せっかくここまで分解したのだから、純正ペイントよりも高品質な塗料を使って、フレームはオールペンしてしまった方が手っ取り早く美しくすることができる。もはやフルレストアに近い作業内容だが、磨き込みとタッチアップペイントだけで、どれほど見違える仕上がりになるのかも興味津々なところだった。
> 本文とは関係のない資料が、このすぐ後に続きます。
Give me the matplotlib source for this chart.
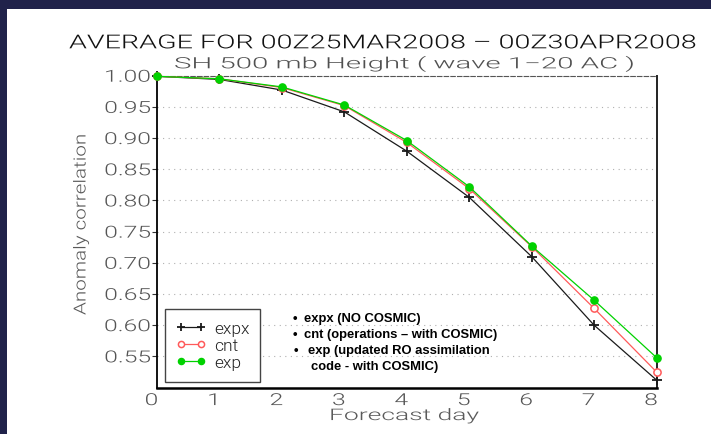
import matplotlib
matplotlib.use("Agg")
import matplotlib.pyplot as plt
from matplotlib import font_manager as fm
from matplotlib.patheffects import AbstractPathEffect
from matplotlib.transforms import Affine2D
from matplotlib.patches import Rectangle

# ---- data -------------------------------------------------------------
days = [0, 1, 2, 3, 4, 5, 6, 7, 8]
expx = [0.999, 0.994, 0.977, 0.942, 0.879, 0.805, 0.710, 0.600, 0.512]
cnt = [0.999, 0.995, 0.981, 0.952, 0.893, 0.819, 0.726, 0.627, 0.525]
exp = [0.999, 0.995, 0.982, 0.953, 0.896, 0.822, 0.727, 0.640, 0.548]
series_names = ["expx", "cnt", "exp"]
yticks = [0.55, 0.60, 0.65, 0.70, 0.75, 0.80, 0.85, 0.90, 0.95, 1.00]
ytick_labels = ["0.55", "0.60", "0.65", "0.70", "0.75", "0.80", "0.85", "0.90", "0.95", "1.00"]
xtick_labels = ["0", "1", "2", "3", "4", "5", "6", "7", "8"]

title = "AVERAGE FOR 00Z25MAR2008 \u2013 00Z30APR2008"
subtitle = "SH 500 mb Height ( wave 1\u221220 AC )"
xlabel = "Forecast day"
ylabel = "Anomaly correlation"
notes = [
    "expx (NO COSMIC)",
    "cnt (operations \u2013 with COSMIC)",
    "exp (updated RO assimilation",
    "code - with COSMIC)",
]

# ---- thin lettering for the plot texts --------------------------------
thin_family, thin_weight = "DejaVu Sans", "normal"
for fam in ["Roboto", "Lato", "Open Sans", "Noto Sans"]:
    faces = [f for f in fm.fontManager.ttflist
             if f.name == fam and f.style == "normal"
             and isinstance(f.weight, int) and 250 <= f.weight <= 300]
    if faces:
        thin_family, thin_weight = fam, faces[0].weight
        break
thin = dict(family=thin_family, weight=thin_weight)

# ---- figure -----------------------------------------------------------
W, H = 711, 434
fig = plt.figure(figsize=(W / 100, H / 100), dpi=100)
fig.patch.set_facecolor("white")

navy = "#20224a"
fig.add_artist(Rectangle((0, 0), 7 / W, 1, transform=fig.transFigure,
                         facecolor=navy, edgecolor="none", zorder=-10))
fig.add_artist(Rectangle((0, 1 - 9 / H), 1, 9 / H, transform=fig.transFigure,
                         facecolor=navy, edgecolor="none", zorder=-10))

ax_l, ax_r, ax_t, ax_b = 157, 656.5, 75.7, 387.5
ax = fig.add_axes([ax_l / W, 1 - ax_b / H, (ax_r - ax_l) / W, (ax_b - ax_t) / H])

c_black, c_red, c_green = "#1a1a1a", "#ff5a5a", "#00d200"
ax.plot(days, expx, color=c_black, lw=0.9, marker="+", ms=6.5, mew=1.3,
        clip_on=False, zorder=3, label=series_names[0])
ax.plot(days, cnt, color=c_red, lw=0.9, marker="o", ms=5.2, mfc="white",
        mec=c_red, mew=1.1, clip_on=False, zorder=4, label=series_names[1])
ax.plot(days, exp, color=c_green, lw=0.9, marker="o", ms=5.2, mfc=c_green,
        mec=c_green, clip_on=False, zorder=5, label=series_names[2])

ax.set_xlim(0, 8)
ax.set_ylim(0.5, 1.0)
ax.set_xticks(days)
ax.set_xticklabels(xtick_labels, fontdict=thin)
ax.set_yticks(yticks)
ax.set_yticklabels(ytick_labels, fontdict=thin)

tick_color = "#555555"
ax.tick_params(axis="y", direction="out", length=3.6, width=0.8, pad=1.2,
               labelsize=11.9, labelcolor=tick_color, color="#333333")
ax.tick_params(axis="x", length=0, pad=4, labelsize=11.9, labelcolor=tick_color)

ax.yaxis.grid(True, linestyle=(0, (1, 4)), color="#b0b0b0", lw=0.8)
ax.set_axisbelow(True)

ax.spines["top"].set_linestyle((0, (4, 2)))
ax.spines["top"].set_color("#555555")
ax.spines["top"].set_linewidth(0.8)
ax.spines["left"].set_color("black")
ax.spines["left"].set_linewidth(1.3)
ax.spines["right"].set_color("#222222")
ax.spines["right"].set_linewidth(1.4)
ax.spines["bottom"].set_color("black")
ax.spines["bottom"].set_linewidth(1.8)

ax.set_xlabel(xlabel, fontsize=11.5, color="#5a5a5a", labelpad=0, **thin)
ax.set_ylabel(ylabel, fontsize=12, color="#5a5a5a", **thin)

leg = ax.legend(loc="lower left", bbox_to_anchor=(165.3 / W, 1 - 381.7 / H),
                bbox_transform=fig.transFigure, numpoints=2, fancybox=False,
                edgecolor="#444444", framealpha=1,
                prop=dict(size=12.5, **thin),
                handlelength=1.72, handleheight=1.05, handletextpad=0.46,
                borderpad=0.62, labelspacing=0.0, borderaxespad=0,
                markerscale=0.85, labelcolor="#222222")
leg.get_frame().set_linewidth(1.0)

t_title = fig.text(69 / W, 1 - 48.3 / H, title, ha="left", va="baseline",
                   fontsize=13.8, color="#111111", **thin)
t_sub = fig.text(175 / W, 1 - 68.3 / H, subtitle, ha="left", va="baseline",
                 fontsize=11.2, color="#505050", **thin)

note_font = dict(family="Liberation Sans", fontweight="bold", fontsize=9.4,
                 color="black", va="center", ha="left")
note_rows = [(293, 304, 319.3), (293, 304, 335.0), (294, 308, 350.7), (None, 311, 367.3)]
for text, (bx, tx, ty) in zip(notes, note_rows):
    if bx is not None:
        fig.text(bx / W, 1 - ty / H, "\u2022", **note_font)
    fig.text(tx / W, 1 - ty / H, text, **note_font)


# ---- wide lettering: stretch glyph outlines along the writing direction --
class Stretch(AbstractPathEffect):
    def __init__(self, tr):
        super().__init__()
        self._tr = tr

    def draw_path(self, renderer, gc, tpath, affine, rgbFace=None):
        renderer.draw_path(gc, tpath, affine + self._tr, rgbFace)


fig.canvas.draw()
r = fig.canvas.get_renderer()


def fit_h(txt, left, right):
    bb = txt.get_window_extent(r)
    sx = (right - left) / bb.width
    txt.set_path_effects([Stretch(Affine2D().translate(-bb.x0, 0)
                                  .scale(sx, 1).translate(left, 0))])


fit_h(t_title, 69, 696)
fit_h(t_sub, 174, 632)
fit_h(ax.xaxis.label, 329, 479)

ref = [t for t in ax.get_yticklabels() if t.get_text() == "1.00"][0]
sx_t = 47 / ref.get_window_extent(r).width
for t in ax.get_yticklabels():
    bb = t.get_window_extent(r)
    t.set_path_effects([Stretch(Affine2D().translate(-bb.x1, 0)
                                .scale(sx_t, 1).translate(151, 0))])
for t in ax.get_xticklabels():
    bb = t.get_window_extent(r)
    cx = 0.5 * (bb.x0 + bb.x1)
    t.set_path_effects([Stretch(Affine2D().translate(-cx, 0)
                                .scale(sx_t, 1).translate(cx - 5.5, 0))])

yl = ax.yaxis.label
bb = yl.get_window_extent(r)
sy = (H - 134 - (H - 315)) / bb.height
cx = 0.5 * (bb.x0 + bb.x1)
yl.set_path_effects([Stretch(Affine2D().translate(-cx, -bb.y0)
                             .scale(1, sy).translate(81, H - 315))])

fig.savefig("out.png", dpi=100)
CT110のフレームを磨いて感じたのは、一般の黒フレームの塗膜強度とは違って、ペイント膜がやわらかく削れやすいことだった。例えば、ワイヤーケーブルの取り回しでケーブルアウターとフレームが擦れる部分は、下塗りのグレープライマーが露出していたし、メインハーネスが擦れた部分も塗膜が薄くなっていた。赤色塗料は発色が今ひとつ良くなく色ムラになりやすい傾向もあるので、下塗りとして明るいプライマーを吹いてから赤塗料を吹いて仕上げている。このペイント工程は同年代に発売されたFTR250も同じだった。
強く磨き過ぎると簡単に塗膜が薄くムラになってしまうので、最初からウエスにコンパウンドを塗布して、手磨きで仕上げてもよいだろう。最終的には筆入れタッチアップで仕上げたが、この時にありがたいのが「ノンシリコン」のコンパウンドである。ここで利用しているストレートのコンパウンドは、ペイントショップや自動車鈑金工場でも使われている、ワックス成分が入っていないコンパウンドだ。ワックス入りコンパウンドで磨くとツヤは出るが、重ね塗りでクリアを吹き付けると、クリア塗膜が弾いて最悪な結果となってしまうからだ。また、過去にポリッシングで使ったスポンジバフやウールバフの中古品を再利用する際には、新たなコンパウンドで作業する前に、必ず、中性洗剤を利用してバフをしっかりもみ洗いしよう。汚れの中に粒度の異なるコンパウンオドが残っていると、狙った粒度での磨き作業を出来なくなってしまうからだ。
ペイントは前後工程を含めて神経を使う作業だが、ポリッシングも同じなので、作業進行する際には、間髪入れずに一気に作業進行するのが良いそうだ。